History of The American Inns of Court
The concept for the American Inns of Court was developed in the 1970s by distinguished lawyers and judges, including Chief Justice Warren Burger, Chief Circuit Judge Clifford Wallace, Dean Rex Lee of Brigham Young University Law School (and later Solicitor General of the United States), Senior District Judge Sherman Christensen, and Professor Sherman Cohn of Georgetown Law School.
The first local Inn was formed in 1980 in the Salt Lake City area, and included law students from Brigham Young University.
Not long after, an ad hoc committee of the Judicial Conference of the United States was formed to consider “whether some method of developing professionalism and mentoring could be instituted in the United States.” The Honorable Susan Black, then a United States District Judge for the Middle District of Florida, was a member of that committee. The Judicial Conference of the United States endorsed the concept in 1985, and the American Inns of Court Foundation was organized. Judge Black was one of the Foundation’s first seven trustees.
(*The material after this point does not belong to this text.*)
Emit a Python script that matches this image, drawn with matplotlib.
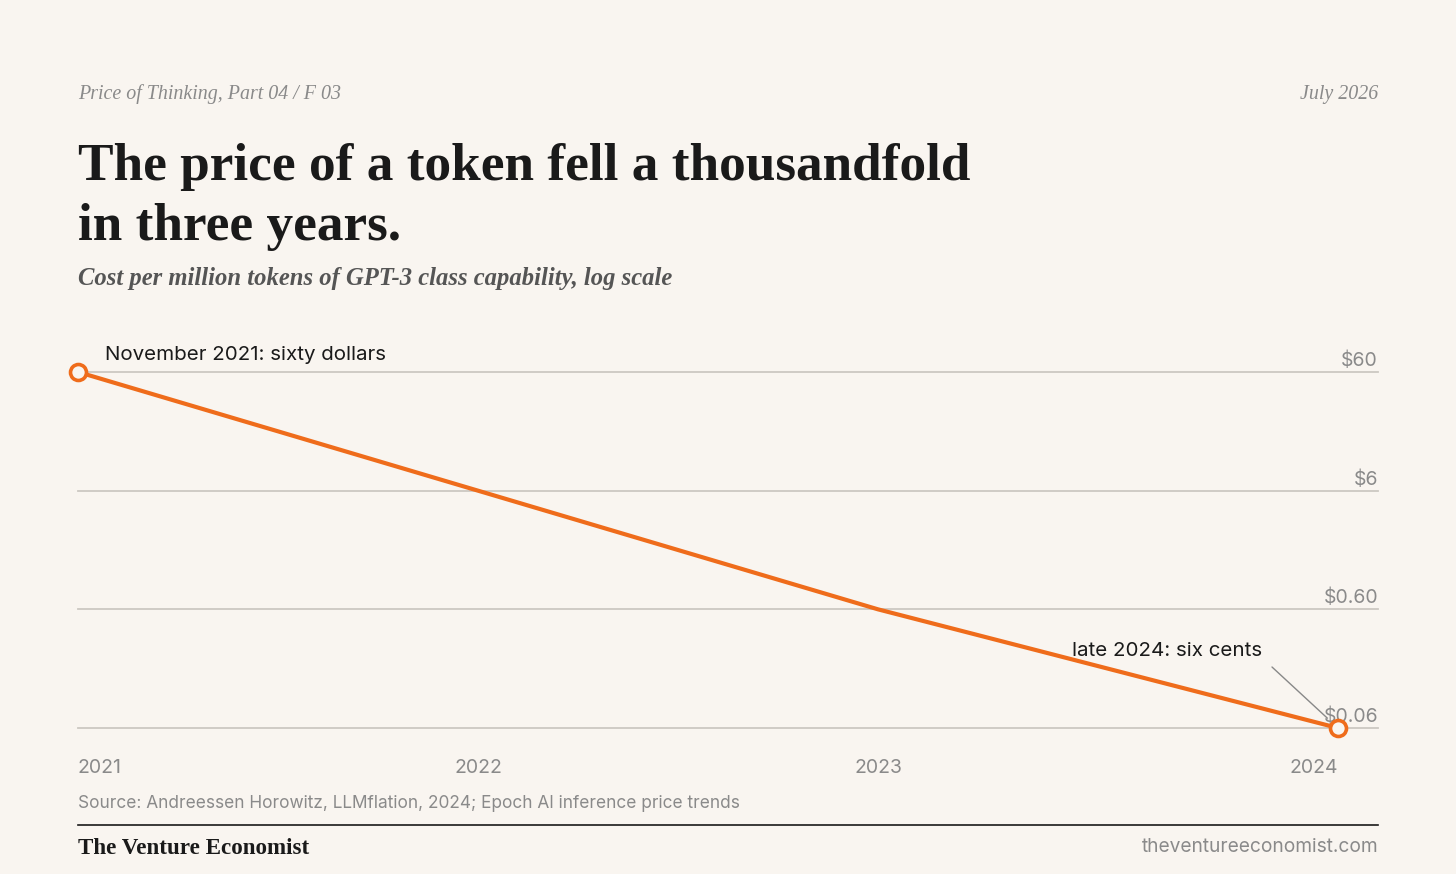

The American Inns of Court movement has grown faster than any other organization of legal professionals. Today there are nearly 400 chartered American Inns of Court in 48 states, the District of Columbia, Guam, and Tokyo. There are more than 30,000 active members nationwide encompassing a wide cross-section of the legal community, including federal and state judges, lawyers, law professors, and law students.
Read more about the history of the American Inns of Court movement here.
History of The Chester Bedell Inn of Court
The Chester Bedell American Inn of Court received its charter in 1985 and operates in accordance with its bylaws, as amended. It was the 13th American Inn of Court. The organizers were the Honorable Susan Black, then a United States District Judge, and Dean Frank Read of the University of Florida College of Law. Charter members included Albert Datz, John DeVault, the Honorable Henry Adams Jr., George Gabel Jr., the Honorable Major Harding, Mark Hulsey, the Honorable Howell Melton, Rutledge Liles, the Honorable Ralph Nimmons, James McLean, the Honorable Louis Safer, Mary Phillips, William Adams III, Professor James Pierce, Professor Gerald Bennett, James Rinaman, Edward Booth, Edward White, James Cobb, and William White.